## BEGIN Data shown
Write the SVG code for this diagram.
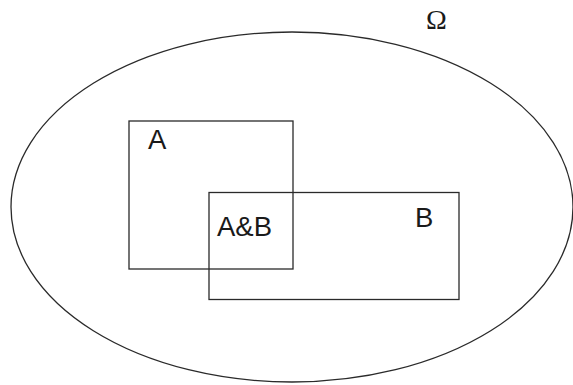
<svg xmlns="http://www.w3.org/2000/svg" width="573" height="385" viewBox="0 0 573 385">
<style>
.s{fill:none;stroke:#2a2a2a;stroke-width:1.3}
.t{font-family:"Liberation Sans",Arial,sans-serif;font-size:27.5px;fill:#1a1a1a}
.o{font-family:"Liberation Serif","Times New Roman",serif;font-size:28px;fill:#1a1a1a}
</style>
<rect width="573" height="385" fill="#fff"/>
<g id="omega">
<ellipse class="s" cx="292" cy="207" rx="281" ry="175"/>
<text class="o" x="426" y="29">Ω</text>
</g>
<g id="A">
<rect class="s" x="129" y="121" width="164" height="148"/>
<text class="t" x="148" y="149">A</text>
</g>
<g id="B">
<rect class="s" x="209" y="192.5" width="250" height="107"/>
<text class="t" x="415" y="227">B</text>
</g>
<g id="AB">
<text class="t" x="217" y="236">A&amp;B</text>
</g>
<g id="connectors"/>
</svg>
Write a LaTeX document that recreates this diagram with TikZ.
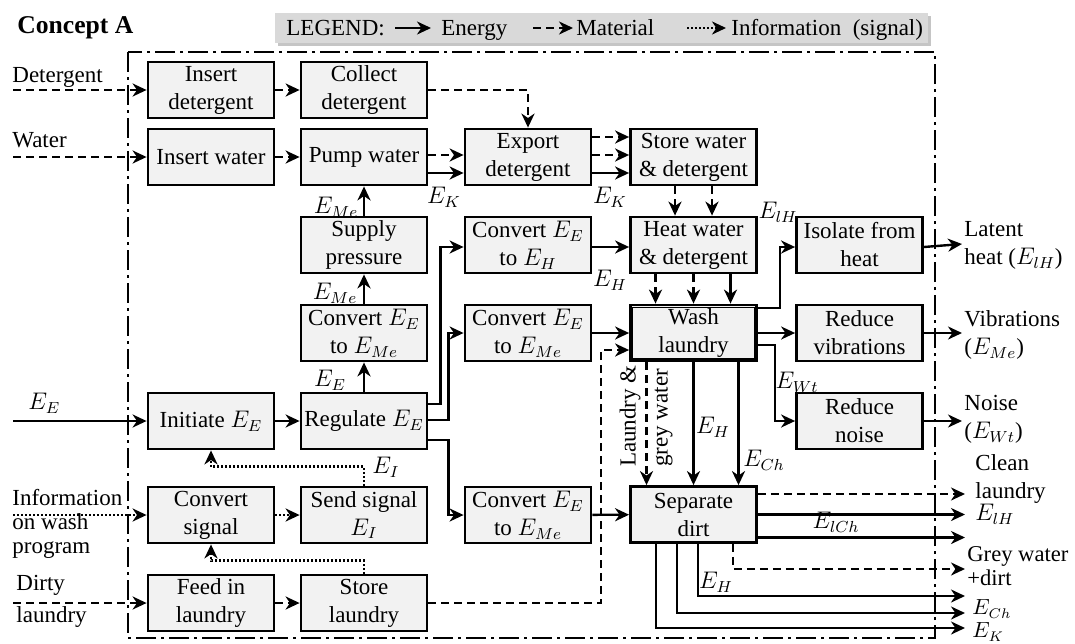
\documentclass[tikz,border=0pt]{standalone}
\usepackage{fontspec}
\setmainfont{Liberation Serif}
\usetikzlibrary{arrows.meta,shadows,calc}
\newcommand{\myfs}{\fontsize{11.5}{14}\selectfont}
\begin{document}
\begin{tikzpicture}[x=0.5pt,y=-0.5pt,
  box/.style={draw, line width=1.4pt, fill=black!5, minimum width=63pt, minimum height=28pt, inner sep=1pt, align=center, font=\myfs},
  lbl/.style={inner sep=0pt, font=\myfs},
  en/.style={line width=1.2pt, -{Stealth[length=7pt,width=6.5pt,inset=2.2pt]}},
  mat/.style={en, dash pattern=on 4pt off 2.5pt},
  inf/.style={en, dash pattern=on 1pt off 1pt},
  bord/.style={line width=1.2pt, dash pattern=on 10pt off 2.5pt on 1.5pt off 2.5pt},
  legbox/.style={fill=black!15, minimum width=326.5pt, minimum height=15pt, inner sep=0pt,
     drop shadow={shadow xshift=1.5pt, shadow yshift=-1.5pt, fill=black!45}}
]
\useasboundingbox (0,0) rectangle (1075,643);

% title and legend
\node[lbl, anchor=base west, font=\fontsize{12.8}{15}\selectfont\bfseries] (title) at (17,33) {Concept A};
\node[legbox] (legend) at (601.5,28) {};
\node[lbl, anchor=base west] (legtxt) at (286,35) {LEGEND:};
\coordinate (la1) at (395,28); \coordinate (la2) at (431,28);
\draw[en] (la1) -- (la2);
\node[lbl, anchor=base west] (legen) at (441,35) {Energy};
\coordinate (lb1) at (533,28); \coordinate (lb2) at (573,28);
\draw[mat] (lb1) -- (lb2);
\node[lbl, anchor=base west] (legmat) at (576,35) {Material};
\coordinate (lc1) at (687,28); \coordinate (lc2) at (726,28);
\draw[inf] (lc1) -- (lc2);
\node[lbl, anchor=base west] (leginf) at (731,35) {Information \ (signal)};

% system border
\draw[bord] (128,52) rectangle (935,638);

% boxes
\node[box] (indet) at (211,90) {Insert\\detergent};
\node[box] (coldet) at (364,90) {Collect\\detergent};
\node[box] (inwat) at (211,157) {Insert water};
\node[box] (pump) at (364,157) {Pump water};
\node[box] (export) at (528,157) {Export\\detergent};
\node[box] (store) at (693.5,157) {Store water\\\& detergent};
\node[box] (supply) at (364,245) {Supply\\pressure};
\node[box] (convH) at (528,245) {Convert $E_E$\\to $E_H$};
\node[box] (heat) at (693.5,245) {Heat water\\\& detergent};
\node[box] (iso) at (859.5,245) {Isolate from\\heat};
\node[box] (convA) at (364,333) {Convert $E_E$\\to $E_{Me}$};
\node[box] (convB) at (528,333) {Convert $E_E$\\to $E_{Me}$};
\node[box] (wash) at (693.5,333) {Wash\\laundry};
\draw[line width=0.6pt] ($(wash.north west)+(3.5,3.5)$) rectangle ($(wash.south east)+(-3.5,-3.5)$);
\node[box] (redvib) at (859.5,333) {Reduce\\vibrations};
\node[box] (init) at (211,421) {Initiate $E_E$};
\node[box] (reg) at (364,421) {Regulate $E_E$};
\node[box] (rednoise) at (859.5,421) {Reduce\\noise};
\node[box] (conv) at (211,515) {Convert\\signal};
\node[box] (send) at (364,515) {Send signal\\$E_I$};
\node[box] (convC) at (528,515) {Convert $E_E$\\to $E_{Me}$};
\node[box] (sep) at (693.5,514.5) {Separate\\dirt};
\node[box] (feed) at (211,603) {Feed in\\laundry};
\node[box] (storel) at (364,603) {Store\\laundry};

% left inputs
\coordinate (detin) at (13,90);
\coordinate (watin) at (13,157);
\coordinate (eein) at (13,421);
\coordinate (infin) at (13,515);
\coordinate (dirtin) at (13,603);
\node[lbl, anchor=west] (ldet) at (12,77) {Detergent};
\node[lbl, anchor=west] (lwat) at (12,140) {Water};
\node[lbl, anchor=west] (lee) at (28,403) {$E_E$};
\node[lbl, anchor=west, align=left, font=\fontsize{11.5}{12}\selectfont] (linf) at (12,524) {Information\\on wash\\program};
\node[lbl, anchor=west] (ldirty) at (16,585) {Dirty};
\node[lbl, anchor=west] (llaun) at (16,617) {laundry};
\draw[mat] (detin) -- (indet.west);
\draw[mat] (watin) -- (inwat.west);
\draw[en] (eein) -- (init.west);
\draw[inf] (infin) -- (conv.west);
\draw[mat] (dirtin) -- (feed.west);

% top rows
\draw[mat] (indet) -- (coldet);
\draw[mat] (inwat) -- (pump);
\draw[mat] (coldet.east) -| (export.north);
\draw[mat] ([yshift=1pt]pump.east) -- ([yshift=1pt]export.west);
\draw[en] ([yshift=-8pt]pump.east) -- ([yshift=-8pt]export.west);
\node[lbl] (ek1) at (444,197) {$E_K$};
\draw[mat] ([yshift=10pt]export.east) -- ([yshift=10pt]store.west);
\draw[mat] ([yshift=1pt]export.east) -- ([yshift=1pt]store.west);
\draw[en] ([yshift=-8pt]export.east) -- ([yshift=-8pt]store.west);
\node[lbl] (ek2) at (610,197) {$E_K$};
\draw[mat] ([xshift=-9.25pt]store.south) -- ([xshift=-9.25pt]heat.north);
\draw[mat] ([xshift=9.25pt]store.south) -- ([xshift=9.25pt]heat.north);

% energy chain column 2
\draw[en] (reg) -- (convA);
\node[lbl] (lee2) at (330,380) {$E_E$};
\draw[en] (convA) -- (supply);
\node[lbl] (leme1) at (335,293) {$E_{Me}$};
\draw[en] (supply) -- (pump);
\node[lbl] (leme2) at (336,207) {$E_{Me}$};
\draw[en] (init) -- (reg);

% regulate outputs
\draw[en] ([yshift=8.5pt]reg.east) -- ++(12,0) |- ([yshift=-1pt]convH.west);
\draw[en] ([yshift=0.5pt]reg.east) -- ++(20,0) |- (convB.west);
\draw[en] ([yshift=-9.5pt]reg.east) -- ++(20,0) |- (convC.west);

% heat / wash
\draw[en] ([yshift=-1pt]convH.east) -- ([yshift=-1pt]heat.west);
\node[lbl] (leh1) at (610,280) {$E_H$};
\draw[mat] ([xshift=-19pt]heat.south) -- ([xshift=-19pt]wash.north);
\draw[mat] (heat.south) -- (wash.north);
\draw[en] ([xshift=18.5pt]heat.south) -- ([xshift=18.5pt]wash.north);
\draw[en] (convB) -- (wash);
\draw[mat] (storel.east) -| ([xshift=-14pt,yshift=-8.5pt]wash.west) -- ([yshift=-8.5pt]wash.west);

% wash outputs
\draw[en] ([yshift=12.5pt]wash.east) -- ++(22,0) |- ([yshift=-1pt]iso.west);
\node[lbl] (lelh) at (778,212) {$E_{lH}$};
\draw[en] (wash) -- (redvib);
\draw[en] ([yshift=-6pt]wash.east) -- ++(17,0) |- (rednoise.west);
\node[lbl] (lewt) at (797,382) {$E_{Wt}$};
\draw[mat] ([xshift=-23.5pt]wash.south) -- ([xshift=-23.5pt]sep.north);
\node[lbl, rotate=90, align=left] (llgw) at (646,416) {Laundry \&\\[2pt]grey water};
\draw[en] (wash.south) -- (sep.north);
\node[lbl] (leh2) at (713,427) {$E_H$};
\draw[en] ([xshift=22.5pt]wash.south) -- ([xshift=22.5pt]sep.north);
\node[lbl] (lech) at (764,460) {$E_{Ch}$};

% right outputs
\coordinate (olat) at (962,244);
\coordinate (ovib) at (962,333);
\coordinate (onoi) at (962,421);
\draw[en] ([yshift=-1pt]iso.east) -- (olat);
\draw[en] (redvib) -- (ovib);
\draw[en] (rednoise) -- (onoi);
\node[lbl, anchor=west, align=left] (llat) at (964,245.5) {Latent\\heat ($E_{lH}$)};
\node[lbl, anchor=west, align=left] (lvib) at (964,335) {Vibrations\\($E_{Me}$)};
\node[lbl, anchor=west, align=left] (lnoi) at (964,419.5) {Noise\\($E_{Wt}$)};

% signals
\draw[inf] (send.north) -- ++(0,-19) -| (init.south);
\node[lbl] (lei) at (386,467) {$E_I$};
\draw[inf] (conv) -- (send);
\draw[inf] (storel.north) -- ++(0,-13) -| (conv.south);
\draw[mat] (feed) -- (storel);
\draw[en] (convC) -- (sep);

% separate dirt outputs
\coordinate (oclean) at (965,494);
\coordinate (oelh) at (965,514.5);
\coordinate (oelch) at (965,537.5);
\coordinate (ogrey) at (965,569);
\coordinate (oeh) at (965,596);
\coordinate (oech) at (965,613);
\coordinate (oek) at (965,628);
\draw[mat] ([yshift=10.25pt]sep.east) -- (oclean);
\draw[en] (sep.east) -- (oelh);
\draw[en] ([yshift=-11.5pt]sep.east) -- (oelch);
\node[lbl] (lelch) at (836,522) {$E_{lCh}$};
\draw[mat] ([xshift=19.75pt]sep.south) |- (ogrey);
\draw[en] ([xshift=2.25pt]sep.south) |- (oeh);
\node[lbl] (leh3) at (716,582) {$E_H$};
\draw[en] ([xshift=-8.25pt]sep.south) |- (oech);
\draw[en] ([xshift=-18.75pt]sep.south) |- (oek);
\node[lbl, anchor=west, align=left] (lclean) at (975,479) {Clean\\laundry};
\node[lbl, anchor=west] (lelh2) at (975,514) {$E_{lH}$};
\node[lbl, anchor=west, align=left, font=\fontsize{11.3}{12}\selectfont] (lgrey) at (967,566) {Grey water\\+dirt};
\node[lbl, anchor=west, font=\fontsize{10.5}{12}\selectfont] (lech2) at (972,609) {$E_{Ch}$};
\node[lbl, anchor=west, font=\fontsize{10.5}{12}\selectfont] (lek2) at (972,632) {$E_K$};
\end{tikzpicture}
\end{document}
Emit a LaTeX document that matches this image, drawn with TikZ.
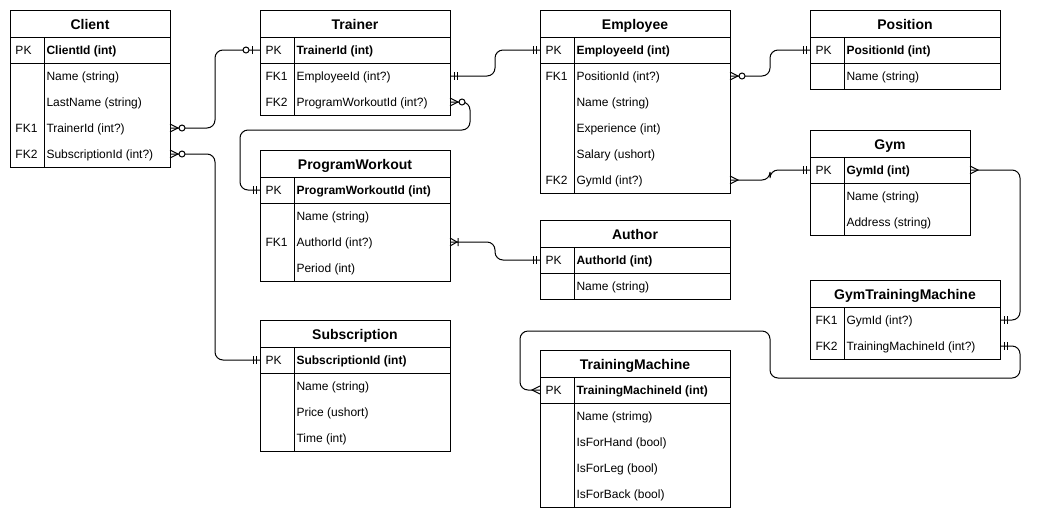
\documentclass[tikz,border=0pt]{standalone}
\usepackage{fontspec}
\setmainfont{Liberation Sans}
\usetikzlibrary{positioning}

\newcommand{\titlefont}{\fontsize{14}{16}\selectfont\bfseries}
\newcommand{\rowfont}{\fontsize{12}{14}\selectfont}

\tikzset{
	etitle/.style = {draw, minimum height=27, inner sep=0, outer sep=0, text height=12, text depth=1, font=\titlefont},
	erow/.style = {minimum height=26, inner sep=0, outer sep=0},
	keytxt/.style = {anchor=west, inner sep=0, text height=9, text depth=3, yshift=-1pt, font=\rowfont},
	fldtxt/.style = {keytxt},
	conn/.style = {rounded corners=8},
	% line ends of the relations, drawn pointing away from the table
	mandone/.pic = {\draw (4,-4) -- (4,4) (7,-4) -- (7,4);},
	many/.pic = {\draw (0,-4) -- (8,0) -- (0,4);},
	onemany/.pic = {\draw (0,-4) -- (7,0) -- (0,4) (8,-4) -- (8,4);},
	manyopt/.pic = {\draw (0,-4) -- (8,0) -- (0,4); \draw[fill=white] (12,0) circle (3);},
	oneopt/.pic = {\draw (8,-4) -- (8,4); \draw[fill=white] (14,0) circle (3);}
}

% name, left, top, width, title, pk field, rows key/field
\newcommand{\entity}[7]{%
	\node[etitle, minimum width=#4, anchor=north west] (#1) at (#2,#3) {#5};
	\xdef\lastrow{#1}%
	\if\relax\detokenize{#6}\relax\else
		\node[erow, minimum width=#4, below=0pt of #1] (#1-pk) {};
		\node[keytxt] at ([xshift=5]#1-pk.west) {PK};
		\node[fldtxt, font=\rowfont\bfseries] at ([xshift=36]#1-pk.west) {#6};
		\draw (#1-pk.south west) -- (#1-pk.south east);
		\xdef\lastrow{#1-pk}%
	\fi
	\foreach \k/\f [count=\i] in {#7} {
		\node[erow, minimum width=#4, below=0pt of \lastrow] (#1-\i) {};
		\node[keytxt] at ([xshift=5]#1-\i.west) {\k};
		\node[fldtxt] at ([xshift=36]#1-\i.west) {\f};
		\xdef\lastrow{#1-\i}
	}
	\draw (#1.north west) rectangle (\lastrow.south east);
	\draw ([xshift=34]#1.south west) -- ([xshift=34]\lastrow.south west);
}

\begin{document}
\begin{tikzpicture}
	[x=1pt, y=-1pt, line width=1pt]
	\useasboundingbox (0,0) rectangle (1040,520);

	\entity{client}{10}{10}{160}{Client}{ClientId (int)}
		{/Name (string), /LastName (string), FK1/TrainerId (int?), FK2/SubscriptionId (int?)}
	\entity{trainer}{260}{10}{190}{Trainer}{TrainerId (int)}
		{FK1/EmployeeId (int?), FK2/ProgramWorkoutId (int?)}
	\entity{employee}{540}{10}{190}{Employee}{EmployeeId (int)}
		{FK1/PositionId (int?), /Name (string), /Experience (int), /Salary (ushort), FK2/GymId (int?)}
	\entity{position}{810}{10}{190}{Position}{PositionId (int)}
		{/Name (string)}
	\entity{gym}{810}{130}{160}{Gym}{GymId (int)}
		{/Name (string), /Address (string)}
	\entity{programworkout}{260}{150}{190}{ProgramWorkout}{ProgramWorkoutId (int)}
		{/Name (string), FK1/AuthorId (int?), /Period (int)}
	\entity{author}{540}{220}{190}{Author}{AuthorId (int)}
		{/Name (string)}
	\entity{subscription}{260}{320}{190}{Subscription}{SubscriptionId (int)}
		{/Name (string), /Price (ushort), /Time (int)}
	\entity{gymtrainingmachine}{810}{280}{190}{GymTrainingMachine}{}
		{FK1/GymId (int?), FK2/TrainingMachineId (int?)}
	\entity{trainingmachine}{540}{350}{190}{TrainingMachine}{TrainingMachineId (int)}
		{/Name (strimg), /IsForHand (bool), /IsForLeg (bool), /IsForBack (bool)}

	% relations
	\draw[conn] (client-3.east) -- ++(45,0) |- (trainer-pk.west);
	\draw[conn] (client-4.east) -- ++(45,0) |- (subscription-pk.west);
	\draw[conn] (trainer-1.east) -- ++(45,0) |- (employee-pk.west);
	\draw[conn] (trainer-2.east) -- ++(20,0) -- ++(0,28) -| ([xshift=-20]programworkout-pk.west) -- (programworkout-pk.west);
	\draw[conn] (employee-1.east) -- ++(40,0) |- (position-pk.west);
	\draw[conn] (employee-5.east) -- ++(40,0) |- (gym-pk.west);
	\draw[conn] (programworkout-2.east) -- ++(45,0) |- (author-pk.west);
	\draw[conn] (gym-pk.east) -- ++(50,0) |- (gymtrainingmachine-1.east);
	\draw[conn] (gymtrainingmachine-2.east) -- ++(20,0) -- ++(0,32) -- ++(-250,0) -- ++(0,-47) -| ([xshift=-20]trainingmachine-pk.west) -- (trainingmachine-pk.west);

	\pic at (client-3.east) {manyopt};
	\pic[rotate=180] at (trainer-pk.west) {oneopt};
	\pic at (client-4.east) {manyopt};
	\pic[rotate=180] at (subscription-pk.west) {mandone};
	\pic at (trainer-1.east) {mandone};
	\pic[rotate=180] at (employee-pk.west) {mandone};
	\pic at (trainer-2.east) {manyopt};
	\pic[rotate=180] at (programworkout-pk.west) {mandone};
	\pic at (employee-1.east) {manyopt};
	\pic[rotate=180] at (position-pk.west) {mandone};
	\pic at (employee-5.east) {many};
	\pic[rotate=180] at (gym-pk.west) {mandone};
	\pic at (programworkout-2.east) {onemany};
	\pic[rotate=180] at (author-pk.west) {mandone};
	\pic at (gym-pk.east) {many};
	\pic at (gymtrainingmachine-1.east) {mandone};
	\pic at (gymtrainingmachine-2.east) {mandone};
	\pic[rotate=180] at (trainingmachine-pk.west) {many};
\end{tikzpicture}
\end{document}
## END Data shown
- [To be done]: Copy only what runs above from the line containing "Write a LaTeX" through the line containing "(0,0) rectangle (1075,643);", exactly. Leave out the pictures.

- [Exercise response]:
Write a LaTeX document that recreates this diagram with TikZ.
\documentclass[tikz,border=0pt]{standalone}
\usepackage{fontspec}
\setmainfont{Liberation Serif}
\usetikzlibrary{arrows.meta,shadows,calc}
\newcommand{\myfs}{\fontsize{11.5}{14}\selectfont}
\begin{document}
\begin{tikzpicture}[x=0.5pt,y=-0.5pt,
  box/.style={draw, line width=1.4pt, fill=black!5, minimum width=63pt, minimum height=28pt, inner sep=1pt, align=center, font=\myfs},
  lbl/.style={inner sep=0pt, font=\myfs},
  en/.style={line width=1.2pt, -{Stealth[length=7pt,width=6.5pt,inset=2.2pt]}},
  mat/.style={en, dash pattern=on 4pt off 2.5pt},
  inf/.style={en, dash pattern=on 1pt off 1pt},
  bord/.style={line width=1.2pt, dash pattern=on 10pt off 2.5pt on 1.5pt off 2.5pt},
  legbox/.style={fill=black!15, minimum width=326.5pt, minimum height=15pt, inner sep=0pt,
     drop shadow={shadow xshift=1.5pt, shadow yshift=-1.5pt, fill=black!45}}
]
\useasboundingbox (0,0) rectangle (1075,643);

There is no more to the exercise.